Write the data below out exactly as it stands. Do not include the pictures.

+===+

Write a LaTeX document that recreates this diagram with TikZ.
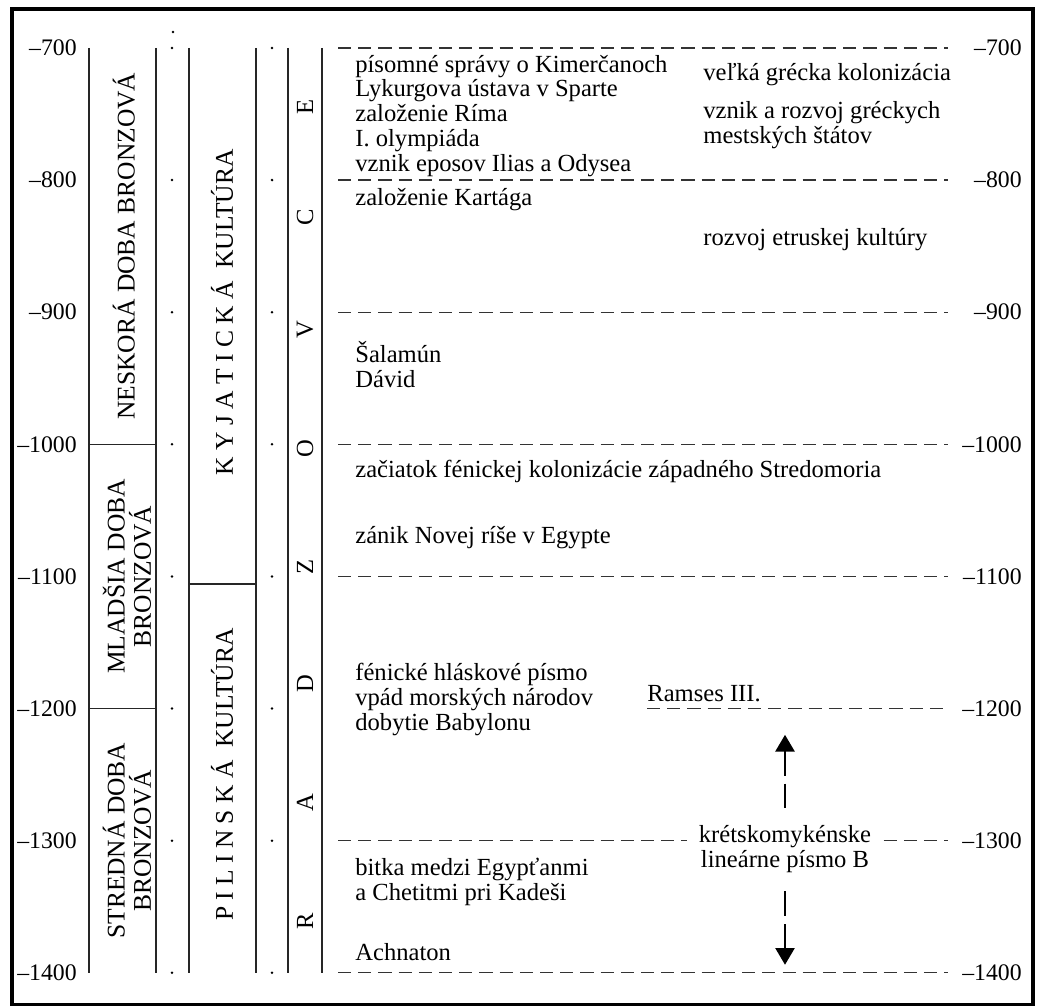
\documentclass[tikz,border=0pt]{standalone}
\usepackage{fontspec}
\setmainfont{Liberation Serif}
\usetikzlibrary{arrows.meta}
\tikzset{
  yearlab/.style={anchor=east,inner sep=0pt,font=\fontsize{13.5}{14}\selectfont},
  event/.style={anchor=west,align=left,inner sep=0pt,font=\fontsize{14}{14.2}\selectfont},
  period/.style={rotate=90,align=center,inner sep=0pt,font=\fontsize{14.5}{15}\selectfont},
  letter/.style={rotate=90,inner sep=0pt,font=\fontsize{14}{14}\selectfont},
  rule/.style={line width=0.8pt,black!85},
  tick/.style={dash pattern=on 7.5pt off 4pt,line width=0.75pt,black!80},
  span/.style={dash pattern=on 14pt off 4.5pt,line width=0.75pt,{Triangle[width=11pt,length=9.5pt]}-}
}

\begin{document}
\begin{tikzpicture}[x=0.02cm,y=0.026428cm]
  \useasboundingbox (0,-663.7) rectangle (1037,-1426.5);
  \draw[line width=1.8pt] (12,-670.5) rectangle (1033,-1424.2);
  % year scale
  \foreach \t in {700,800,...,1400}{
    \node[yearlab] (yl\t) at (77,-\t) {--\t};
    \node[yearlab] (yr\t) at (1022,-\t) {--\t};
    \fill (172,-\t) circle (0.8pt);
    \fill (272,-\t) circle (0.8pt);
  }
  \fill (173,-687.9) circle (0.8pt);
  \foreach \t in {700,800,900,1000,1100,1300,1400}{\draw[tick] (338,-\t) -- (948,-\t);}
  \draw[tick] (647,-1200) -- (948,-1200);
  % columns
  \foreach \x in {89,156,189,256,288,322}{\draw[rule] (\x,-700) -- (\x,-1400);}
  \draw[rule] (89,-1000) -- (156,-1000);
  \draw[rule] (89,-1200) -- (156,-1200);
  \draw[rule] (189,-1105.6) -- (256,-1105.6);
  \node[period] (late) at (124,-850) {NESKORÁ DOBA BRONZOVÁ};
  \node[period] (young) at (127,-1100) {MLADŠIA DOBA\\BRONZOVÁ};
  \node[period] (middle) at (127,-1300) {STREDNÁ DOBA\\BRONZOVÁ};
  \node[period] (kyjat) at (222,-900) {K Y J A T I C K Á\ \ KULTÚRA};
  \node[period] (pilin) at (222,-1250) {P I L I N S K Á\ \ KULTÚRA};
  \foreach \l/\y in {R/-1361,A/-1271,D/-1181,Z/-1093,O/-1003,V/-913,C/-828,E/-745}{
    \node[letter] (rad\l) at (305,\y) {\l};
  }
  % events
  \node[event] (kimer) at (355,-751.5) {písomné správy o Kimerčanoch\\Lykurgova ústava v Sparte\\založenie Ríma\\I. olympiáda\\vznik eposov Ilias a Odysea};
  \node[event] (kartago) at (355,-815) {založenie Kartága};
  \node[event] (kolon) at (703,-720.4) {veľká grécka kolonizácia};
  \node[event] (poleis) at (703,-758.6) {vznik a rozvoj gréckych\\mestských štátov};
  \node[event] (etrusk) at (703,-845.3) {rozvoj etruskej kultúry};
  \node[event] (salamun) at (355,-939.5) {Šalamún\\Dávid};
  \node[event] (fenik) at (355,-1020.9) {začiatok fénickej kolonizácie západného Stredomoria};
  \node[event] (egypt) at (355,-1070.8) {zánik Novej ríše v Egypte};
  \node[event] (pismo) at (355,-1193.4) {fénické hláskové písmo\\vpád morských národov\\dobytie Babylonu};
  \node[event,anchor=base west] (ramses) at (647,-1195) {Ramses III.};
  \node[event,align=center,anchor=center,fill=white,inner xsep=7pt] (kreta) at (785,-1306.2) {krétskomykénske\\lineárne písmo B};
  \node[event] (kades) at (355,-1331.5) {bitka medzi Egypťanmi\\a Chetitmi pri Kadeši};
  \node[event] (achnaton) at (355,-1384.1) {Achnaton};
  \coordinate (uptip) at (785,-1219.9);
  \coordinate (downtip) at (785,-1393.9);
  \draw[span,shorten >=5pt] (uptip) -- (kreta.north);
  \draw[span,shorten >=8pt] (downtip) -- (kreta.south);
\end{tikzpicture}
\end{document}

+===+

• FULL RESPONSE:
Write a LaTeX document that recreates this diagram with TikZ.
\documentclass[tikz,border=0pt]{standalone}
\usepackage{fontspec}
\setmainfont{Liberation Serif}
\usetikzlibrary{arrows.meta}
\tikzset{
  yearlab/.style={anchor=east,inner sep=0pt,font=\fontsize{13.5}{14}\selectfont},
  event/.style={anchor=west,align=left,inner sep=0pt,font=\fontsize{14}{14.2}\selectfont},
  period/.style={rotate=90,align=center,inner sep=0pt,font=\fontsize{14.5}{15}\selectfont},
  letter/.style={rotate=90,inner sep=0pt,font=\fontsize{14}{14}\selectfont},
  rule/.style={line width=0.8pt,black!85},
  tick/.style={dash pattern=on 7.5pt off 4pt,line width=0.75pt,black!80},
  span/.style={dash pattern=on 14pt off 4.5pt,line width=0.75pt,{Triangle[width=11pt,length=9.5pt]}-}
}

\begin{document}
\begin{tikzpicture}[x=0.02cm,y=0.026428cm]
  \useasboundingbox (0,-663.7) rectangle (1037,-1426.5);
  \draw[line width=1.8pt] (12,-670.5) rectangle (1033,-1424.2);
  % year scale
  \foreach \t in {700,800,...,1400}{
    \node[yearlab] (yl\t) at (77,-\t) {--\t};
    \node[yearlab] (yr\t) at (1022,-\t) {--\t};
    \fill (172,-\t) circle (0.8pt);
    \fill (272,-\t) circle (0.8pt);
  }
  \fill (173,-687.9) circle (0.8pt);
  \foreach \t in {700,800,900,1000,1100,1300,1400}{\draw[tick] (338,-\t) -- (948,-\t);}
  \draw[tick] (647,-1200) -- (948,-1200);
  % columns
  \foreach \x in {89,156,189,256,288,322}{\draw[rule] (\x,-700) -- (\x,-1400);}
  \draw[rule] (89,-1000) -- (156,-1000);
  \draw[rule] (89,-1200) -- (156,-1200);
  \draw[rule] (189,-1105.6) -- (256,-1105.6);
  \node[period] (late) at (124,-850) {NESKORÁ DOBA BRONZOVÁ};
  \node[period] (young) at (127,-1100) {MLADŠIA DOBA\\BRONZOVÁ};
  \node[period] (middle) at (127,-1300) {STREDNÁ DOBA\\BRONZOVÁ};
  \node[period] (kyjat) at (222,-900) {K Y J A T I C K Á\ \ KULTÚRA};
  \node[period] (pilin) at (222,-1250) {P I L I N S K Á\ \ KULTÚRA};
  \foreach \l/\y in {R/-1361,A/-1271,D/-1181,Z/-1093,O/-1003,V/-913,C/-828,E/-745}{
    \node[letter] (rad\l) at (305,\y) {\l};
  }
  % events
  \node[event] (kimer) at (355,-751.5) {písomné správy o Kimerčanoch\\Lykurgova ústava v Sparte\\založenie Ríma\\I. olympiáda\\vznik eposov Ilias a Odysea};
  \node[event] (kartago) at (355,-815) {založenie Kartága};
  \node[event] (kolon) at (703,-720.4) {veľká grécka kolonizácia};
  \node[event] (poleis) at (703,-758.6) {vznik a rozvoj gréckych\\mestských štátov};
  \node[event] (etrusk) at (703,-845.3) {rozvoj etruskej kultúry};
  \node[event] (salamun) at (355,-939.5) {Šalamún\\Dávid};
  \node[event] (fenik) at (355,-1020.9) {začiatok fénickej kolonizácie západného Stredomoria};
  \node[event] (egypt) at (355,-1070.8) {zánik Novej ríše v Egypte};
  \node[event] (pismo) at (355,-1193.4) {fénické hláskové písmo\\vpád morských národov\\dobytie Babylonu};
  \node[event,anchor=base west] (ramses) at (647,-1195) {Ramses III.};
  \node[event,align=center,anchor=center,fill=white,inner xsep=7pt] (kreta) at (785,-1306.2) {krétskomykénske\\lineárne písmo B};
  \node[event] (kades) at (355,-1331.5) {bitka medzi Egypťanmi\\a Chetitmi pri Kadeši};
  \node[event] (achnaton) at (355,-1384.1) {Achnaton};
  \coordinate (uptip) at (785,-1219.9);
  \coordinate (downtip) at (785,-1393.9);
  \draw[span,shorten >=5pt] (uptip) -- (kreta.north);
  \draw[span,shorten >=8pt] (downtip) -- (kreta.south);
\end{tikzpicture}
\end{document}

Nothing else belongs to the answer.